Applications of artificial intelligence algorithms in ultrasound-based kidney stone detection, classification, prediction, and management: a systematic review.
Authors
Affiliations (4)
Affiliations (4)
- Isfahan University of Medical Sciences, Isfahan, Iran, Islamic Republic of. [email protected].
- Ahvaz Jundishapur University of Medical Sciences, Ahvaz, Iran, Islamic Republic of. [email protected].
- Collage of Applied Medical Sciences, KSU, Riyadh, Saudi Arabia.

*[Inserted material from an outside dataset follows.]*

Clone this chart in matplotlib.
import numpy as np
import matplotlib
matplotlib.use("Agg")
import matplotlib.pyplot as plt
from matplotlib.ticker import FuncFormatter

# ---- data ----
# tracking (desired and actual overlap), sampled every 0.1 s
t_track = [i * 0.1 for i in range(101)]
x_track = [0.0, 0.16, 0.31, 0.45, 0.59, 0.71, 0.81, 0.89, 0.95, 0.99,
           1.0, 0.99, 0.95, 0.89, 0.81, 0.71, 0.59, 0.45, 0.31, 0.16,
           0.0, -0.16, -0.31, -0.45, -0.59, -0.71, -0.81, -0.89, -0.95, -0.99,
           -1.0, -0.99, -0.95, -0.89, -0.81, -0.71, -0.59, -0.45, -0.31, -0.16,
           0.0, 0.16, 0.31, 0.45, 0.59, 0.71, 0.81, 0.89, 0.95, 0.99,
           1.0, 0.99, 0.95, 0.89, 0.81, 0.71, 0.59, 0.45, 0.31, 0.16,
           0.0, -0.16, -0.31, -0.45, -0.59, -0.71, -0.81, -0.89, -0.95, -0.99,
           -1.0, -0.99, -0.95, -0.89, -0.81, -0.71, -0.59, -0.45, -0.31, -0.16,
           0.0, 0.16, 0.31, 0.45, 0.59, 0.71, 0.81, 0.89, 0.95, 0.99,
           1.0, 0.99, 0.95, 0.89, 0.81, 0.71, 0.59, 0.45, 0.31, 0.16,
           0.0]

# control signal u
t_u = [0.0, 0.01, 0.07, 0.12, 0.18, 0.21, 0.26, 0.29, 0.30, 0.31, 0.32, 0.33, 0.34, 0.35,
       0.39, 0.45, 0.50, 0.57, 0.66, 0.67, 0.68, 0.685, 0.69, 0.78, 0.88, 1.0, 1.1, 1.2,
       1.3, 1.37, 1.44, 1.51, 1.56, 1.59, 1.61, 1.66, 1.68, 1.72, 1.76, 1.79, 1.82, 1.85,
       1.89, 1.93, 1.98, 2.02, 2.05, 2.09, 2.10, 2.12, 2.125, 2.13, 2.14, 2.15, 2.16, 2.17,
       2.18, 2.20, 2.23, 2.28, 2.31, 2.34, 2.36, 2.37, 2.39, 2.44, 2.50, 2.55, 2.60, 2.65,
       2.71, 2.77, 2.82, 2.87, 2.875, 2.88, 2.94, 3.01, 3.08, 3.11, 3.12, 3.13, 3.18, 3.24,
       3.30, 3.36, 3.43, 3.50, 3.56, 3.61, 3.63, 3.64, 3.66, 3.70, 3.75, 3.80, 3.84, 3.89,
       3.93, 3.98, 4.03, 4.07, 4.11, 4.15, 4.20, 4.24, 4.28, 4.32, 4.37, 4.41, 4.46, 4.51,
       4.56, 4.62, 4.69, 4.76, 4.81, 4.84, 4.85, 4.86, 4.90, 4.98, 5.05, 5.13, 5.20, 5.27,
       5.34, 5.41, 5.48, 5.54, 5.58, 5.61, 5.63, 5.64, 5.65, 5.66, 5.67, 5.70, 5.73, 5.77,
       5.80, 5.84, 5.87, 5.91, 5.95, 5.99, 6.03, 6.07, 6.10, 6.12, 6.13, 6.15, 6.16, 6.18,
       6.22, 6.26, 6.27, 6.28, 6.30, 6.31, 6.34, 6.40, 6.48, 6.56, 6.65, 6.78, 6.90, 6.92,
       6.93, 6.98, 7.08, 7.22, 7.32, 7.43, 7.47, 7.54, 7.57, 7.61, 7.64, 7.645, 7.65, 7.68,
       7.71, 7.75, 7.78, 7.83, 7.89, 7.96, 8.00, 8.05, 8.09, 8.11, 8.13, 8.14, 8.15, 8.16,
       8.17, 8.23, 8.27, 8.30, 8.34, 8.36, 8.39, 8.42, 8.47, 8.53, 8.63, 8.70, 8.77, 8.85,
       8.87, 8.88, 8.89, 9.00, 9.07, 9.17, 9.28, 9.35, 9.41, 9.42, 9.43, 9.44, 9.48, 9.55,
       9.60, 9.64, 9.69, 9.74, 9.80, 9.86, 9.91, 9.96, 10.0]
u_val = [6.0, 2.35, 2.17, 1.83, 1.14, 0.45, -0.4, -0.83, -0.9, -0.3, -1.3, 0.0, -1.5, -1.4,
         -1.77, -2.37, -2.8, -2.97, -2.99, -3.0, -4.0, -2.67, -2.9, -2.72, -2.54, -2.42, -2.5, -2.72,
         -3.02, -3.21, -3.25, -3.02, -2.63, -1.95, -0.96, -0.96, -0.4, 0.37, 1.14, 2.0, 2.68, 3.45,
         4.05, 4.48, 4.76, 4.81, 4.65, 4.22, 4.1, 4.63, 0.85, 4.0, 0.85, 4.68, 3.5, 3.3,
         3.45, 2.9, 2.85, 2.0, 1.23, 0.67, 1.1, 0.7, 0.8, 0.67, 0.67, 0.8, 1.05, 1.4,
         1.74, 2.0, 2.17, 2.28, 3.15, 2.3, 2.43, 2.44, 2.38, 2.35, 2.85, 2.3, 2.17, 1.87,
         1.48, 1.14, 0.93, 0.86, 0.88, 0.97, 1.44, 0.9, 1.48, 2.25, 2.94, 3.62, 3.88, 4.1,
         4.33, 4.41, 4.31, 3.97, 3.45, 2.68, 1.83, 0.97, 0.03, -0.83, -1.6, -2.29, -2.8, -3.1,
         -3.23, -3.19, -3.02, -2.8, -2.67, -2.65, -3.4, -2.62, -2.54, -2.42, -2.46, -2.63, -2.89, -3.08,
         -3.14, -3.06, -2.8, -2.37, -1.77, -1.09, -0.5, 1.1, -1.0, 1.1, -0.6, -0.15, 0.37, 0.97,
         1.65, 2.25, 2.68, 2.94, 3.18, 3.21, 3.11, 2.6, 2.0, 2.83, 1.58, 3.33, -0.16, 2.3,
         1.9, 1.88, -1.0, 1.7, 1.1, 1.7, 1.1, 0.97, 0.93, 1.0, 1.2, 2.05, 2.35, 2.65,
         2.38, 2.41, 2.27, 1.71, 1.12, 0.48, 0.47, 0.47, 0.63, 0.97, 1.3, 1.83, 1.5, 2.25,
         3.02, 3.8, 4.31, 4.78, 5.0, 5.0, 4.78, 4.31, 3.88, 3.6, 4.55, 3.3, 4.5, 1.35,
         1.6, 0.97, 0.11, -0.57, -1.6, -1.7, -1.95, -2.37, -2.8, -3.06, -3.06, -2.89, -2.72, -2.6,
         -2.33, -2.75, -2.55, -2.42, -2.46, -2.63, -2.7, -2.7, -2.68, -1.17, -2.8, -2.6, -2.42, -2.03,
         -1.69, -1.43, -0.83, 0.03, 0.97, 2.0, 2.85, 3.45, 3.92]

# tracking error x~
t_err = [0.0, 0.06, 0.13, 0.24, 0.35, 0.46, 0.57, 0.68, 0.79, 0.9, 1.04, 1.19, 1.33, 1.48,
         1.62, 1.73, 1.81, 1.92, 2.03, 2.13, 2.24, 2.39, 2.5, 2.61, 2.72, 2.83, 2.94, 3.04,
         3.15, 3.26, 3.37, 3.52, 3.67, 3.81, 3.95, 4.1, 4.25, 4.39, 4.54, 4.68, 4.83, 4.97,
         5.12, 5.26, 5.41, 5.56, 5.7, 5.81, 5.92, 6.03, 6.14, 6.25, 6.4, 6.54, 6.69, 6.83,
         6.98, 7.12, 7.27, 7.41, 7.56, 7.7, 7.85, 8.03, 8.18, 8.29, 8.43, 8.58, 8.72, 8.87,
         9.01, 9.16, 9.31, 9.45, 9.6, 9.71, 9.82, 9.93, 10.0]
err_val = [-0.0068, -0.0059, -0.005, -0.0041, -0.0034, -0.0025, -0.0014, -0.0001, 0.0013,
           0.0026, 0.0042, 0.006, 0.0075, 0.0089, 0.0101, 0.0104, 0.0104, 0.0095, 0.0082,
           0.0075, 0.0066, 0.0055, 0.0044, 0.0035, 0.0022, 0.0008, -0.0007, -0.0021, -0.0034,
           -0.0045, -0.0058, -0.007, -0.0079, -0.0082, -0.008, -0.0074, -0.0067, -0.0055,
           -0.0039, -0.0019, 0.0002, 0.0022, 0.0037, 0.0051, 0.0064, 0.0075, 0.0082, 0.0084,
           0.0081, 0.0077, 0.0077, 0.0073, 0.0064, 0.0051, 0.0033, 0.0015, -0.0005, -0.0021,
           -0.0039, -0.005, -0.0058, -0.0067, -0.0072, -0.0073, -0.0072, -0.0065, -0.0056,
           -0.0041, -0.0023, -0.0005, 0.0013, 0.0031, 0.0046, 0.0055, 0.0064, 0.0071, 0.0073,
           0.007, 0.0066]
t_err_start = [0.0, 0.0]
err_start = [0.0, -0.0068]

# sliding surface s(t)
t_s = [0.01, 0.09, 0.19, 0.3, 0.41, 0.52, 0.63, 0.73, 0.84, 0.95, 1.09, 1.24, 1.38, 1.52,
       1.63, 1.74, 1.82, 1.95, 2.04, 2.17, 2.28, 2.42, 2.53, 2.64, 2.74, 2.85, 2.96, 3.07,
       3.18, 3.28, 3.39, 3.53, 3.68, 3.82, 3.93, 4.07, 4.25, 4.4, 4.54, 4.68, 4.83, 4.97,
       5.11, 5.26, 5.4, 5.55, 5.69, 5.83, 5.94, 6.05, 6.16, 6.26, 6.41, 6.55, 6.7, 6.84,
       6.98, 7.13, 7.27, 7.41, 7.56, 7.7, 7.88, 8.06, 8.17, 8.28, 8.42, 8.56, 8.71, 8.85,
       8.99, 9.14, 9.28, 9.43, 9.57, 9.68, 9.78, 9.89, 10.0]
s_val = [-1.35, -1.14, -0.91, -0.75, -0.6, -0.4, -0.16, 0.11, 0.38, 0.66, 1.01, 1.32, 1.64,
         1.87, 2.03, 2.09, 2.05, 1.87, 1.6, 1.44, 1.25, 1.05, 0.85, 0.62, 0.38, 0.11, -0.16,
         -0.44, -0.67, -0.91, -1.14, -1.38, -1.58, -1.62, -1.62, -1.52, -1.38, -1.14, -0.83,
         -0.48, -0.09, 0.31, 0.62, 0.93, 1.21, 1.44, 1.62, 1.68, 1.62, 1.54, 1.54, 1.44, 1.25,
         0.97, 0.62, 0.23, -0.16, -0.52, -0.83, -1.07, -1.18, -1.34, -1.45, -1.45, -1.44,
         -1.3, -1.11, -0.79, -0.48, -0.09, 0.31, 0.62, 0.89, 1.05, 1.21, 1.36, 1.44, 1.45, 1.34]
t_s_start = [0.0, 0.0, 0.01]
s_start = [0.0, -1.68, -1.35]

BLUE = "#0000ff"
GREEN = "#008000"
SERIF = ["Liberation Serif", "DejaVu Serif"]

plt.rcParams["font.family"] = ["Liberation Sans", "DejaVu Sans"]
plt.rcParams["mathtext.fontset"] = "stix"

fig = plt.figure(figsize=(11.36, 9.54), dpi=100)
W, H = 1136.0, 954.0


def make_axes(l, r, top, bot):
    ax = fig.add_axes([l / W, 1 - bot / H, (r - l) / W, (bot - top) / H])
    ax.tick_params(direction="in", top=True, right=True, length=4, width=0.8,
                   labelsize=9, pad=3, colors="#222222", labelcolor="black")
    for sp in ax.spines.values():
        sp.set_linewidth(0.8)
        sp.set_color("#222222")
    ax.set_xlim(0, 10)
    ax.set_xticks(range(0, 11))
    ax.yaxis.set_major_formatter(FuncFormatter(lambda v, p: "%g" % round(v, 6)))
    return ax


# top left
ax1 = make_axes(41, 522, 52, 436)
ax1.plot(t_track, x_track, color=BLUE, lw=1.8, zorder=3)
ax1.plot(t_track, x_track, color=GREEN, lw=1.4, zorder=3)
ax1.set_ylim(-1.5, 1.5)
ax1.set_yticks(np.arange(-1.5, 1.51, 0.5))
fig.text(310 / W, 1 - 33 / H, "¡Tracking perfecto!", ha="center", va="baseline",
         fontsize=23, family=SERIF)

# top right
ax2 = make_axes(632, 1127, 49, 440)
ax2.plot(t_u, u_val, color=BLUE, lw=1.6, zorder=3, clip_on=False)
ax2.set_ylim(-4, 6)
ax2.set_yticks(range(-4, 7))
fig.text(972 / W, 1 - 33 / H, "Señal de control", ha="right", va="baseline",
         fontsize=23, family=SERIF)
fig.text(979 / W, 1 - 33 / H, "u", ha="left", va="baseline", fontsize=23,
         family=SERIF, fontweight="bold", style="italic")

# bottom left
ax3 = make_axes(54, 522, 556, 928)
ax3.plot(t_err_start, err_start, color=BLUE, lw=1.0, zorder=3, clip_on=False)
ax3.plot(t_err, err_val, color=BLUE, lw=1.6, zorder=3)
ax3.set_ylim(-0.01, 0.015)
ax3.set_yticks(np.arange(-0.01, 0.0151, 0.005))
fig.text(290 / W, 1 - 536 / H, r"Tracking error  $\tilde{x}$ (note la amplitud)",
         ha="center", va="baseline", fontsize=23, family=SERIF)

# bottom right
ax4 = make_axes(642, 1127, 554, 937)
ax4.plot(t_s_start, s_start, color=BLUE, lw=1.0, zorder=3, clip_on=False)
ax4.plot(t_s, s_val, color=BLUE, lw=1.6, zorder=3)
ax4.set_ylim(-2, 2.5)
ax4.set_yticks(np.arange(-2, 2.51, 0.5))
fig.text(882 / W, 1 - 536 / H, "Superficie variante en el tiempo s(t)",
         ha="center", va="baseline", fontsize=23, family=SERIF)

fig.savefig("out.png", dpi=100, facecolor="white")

- Jundishapur University of Medical Sciences, Ahvāz, Iran, Islamic Republic of.
Abstract
Kidney stones are a prevalent urological condition with significant global burden, often diagnosed using ultrasound (US) as a first-line modality despite its limitations in sensitivity and operator dependency. Artificial intelligence (AI) and deep learning (DL) algorithms have shown promise in enhancing US-based kidney stone applications, including detection, classification, complication prediction, and procedural guidance, but evidence remains heterogeneous. To systematically review and synthesize the applications of AI and DL algorithms in US-based kidney stone detection, classification, prediction of complications/outcomes, and procedural guidance. This systematic review followed PRISMA guidelines (PROSPERO: CRD420251247650). Databases including PubMed, Embase, Scopus, and others were searched from inception without language restrictions. Eligible studies were original peer-reviewed articles evaluating AI/DL in US for kidney stone diagnostics against reference standards like CT or surgical findings. Two reviewers independently screened, extracted data, and assessed quality using QUADAS-2 with AI extensions. From 1,285 records, 9 studies were included after exclusions. These encompassed DL for image detection/segmentation (n = 3), predictive modeling for complications/outcomes (n = 4), and procedural guidance (n = 2). Methodologies included CNN variants and ML ensembles. Performance metrics were high, with accuracies up to 96.54%, AUCs > 0.90 for predictions, and improved procedural outcomes. Risk of bias was low in most studies (5/9), with some concerns in others. Heterogeneity in datasets and validation limited meta-analysis. AI and DL algorithms demonstrate high diagnostic accuracy and clinical utility in enhancing US for kidney stone management, with stratification by application type revealing high performance across tasks, addressing traditional limitations. However, methodological variability and low to very low certainty of evidence (per GRADE) necessitate standardized external validation and multimodal integration for broader adoption.